To put the length of time since the Leafs' last post-season appearance into context, consider the following list of either entertaining or excruciating facts, depending on which side of the Buds fence you sit on:
The last playoff game featuring the blue and white took place on May 4, 2004 at the Air Canada Centre and ended in a 3-2 overtime loss to the Philadelphia Flyers in Game 6 of the second round.
Ed Belfour was the starting goalie for the Leafs in that game. He played his last NHL game six years ago and is now in the Hockey Hall of Fame.
You won’t see a photo of Belfour making a save in Game 6 posted on Instagram, because it was still six years away from being invented. In fact, Instagram started as an iPhone app, and the first-generation iPhone was still three years away from introduction.
No one has ever tweeted about a Leafs playoff game. Twitter was still almost two years away from launch when the Leafs were eliminated by the Flyers.
The last Maple Leaf to score a playoff goal was Mats Sundin, who's been retired long enough to be inducted into the Hall of Fame, which he was in November. He buried a third-period goal to tie Game 6 against the Flyers, with assists by Gary Roberts and Alexander Mogilny.

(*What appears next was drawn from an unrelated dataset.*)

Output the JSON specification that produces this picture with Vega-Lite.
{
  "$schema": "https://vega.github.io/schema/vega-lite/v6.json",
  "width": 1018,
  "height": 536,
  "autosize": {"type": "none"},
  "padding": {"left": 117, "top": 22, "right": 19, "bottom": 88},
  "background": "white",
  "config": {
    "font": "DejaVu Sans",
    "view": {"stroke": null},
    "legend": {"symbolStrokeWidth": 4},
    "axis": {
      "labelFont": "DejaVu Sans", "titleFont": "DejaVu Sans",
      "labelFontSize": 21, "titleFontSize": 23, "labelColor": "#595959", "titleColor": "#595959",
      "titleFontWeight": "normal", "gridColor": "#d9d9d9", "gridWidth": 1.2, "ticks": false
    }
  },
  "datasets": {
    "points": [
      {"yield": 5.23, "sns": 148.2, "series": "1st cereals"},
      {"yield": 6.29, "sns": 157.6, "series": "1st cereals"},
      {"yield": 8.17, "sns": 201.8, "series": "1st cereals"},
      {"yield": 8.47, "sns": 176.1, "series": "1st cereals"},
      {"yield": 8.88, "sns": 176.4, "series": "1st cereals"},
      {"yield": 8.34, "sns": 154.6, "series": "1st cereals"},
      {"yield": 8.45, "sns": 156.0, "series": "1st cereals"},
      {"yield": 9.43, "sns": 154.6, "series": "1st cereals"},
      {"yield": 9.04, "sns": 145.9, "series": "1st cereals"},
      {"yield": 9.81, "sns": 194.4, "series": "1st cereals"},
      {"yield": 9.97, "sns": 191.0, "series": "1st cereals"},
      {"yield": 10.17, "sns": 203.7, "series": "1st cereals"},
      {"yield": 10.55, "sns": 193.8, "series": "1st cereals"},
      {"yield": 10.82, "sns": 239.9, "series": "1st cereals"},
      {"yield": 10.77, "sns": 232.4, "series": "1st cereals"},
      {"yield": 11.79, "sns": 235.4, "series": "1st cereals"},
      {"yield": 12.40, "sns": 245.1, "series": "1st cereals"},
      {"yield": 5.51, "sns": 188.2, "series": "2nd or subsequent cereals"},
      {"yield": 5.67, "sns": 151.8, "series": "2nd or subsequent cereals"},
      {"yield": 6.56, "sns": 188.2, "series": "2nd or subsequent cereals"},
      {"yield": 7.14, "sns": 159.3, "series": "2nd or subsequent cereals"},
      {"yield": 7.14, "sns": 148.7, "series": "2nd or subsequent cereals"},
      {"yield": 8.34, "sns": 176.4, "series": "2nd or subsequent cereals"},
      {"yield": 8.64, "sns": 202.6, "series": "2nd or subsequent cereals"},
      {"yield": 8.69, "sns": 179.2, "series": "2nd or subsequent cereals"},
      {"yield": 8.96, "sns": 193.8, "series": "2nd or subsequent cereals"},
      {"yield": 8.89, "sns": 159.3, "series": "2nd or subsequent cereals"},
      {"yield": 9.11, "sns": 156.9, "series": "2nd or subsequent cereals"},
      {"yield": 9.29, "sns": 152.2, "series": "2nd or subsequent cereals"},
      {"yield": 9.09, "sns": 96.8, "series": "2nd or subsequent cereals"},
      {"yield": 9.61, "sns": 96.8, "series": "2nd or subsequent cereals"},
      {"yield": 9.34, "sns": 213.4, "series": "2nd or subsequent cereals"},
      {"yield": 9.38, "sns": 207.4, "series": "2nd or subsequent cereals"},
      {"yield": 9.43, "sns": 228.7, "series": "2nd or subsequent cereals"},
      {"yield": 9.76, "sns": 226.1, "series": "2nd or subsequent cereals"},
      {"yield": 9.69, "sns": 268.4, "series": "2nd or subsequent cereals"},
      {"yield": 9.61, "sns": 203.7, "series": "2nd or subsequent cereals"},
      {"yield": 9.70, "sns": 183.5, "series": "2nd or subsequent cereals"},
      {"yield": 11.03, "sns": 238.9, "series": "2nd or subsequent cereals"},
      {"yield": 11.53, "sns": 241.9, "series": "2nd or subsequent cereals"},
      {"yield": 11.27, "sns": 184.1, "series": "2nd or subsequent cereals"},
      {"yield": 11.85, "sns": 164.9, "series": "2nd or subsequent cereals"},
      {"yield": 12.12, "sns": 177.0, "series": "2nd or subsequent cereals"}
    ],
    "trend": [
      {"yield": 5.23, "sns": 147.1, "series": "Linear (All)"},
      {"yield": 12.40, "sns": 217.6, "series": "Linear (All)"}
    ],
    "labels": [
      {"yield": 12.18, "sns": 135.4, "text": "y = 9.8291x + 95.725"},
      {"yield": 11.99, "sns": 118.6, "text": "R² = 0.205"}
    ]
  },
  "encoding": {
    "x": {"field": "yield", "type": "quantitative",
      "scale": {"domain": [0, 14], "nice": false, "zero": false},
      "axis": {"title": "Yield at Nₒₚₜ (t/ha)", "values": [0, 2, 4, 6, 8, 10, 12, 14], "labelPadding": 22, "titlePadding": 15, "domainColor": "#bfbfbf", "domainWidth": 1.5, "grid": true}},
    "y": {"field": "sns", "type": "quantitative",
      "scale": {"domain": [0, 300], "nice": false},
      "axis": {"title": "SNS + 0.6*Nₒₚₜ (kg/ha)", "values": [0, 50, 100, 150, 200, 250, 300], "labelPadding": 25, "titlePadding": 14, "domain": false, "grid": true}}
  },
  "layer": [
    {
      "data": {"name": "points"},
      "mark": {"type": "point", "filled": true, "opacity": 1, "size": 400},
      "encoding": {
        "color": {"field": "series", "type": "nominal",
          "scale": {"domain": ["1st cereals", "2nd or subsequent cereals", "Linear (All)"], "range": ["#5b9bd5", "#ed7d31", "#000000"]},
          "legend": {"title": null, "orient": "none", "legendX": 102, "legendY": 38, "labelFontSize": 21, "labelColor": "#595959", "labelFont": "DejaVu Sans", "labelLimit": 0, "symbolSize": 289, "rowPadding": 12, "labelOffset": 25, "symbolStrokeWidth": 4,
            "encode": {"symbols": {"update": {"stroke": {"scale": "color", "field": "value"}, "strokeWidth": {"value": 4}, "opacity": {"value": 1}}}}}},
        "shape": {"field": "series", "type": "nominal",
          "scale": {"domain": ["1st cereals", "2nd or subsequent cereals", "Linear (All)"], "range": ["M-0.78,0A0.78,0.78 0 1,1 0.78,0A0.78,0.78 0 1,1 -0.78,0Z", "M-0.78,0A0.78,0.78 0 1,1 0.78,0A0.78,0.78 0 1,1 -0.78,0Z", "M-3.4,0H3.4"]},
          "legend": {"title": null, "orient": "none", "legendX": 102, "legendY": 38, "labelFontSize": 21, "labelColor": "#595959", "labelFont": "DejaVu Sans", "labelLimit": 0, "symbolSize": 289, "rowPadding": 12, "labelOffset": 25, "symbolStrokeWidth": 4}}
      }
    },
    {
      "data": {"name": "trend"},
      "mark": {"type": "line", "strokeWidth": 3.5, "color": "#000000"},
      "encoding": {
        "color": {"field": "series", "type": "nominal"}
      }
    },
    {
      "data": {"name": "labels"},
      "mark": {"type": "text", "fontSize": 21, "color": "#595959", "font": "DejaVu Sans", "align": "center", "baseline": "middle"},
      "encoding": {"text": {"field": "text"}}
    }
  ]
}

You wouldn't have read about that goal on Facebook unless you were enrolled at Harvard, where the social network launched three months — to the day — earlier. Or maybe if you were one of the early adopters at Columbia, Yale or Stanford, where Facebook expanded two months earlier. And it was still called The Facebook back then.
Be-Leafers have been around longer than Beliebers. Justin Bieber may not have even been allowed to stay up to see the end of a hockey game on a school night. He was only 10 year old and just another kid in Stratford, Ont., not yet a mega pop star.

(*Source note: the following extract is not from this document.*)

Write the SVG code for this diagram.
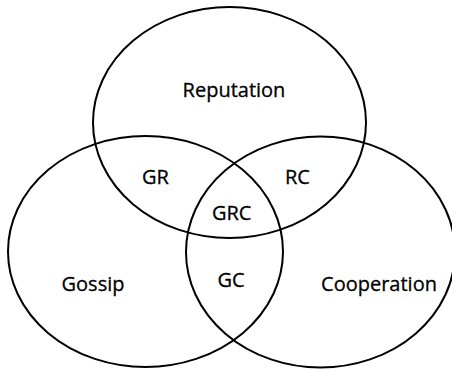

When Pat Quinn coached the Leafs to that last post-season appearance, a certain man representing the 13th District in the Illinois Senate had yet to give his famous speech at the Democratic National Convention that thrust him into the U.S. political spotlight. In fact, he hadn’t yet been elected a U.S. Senator. Though, as a supporter of Chicago teams, Barack Obama was unlikely to be a Maple Leafs fan.
More unlikely, but possible, viewers include the now deceased Ronald Reagan, Marlon Brando and Christopher Reeve. All were still alive that night when Jeremy Roenick drove the overtime nail into the Leafs’ playoff coffin.
But now the Leafs are back in the playoffs, trying to end one of the most talked about championship droughts in North American sports.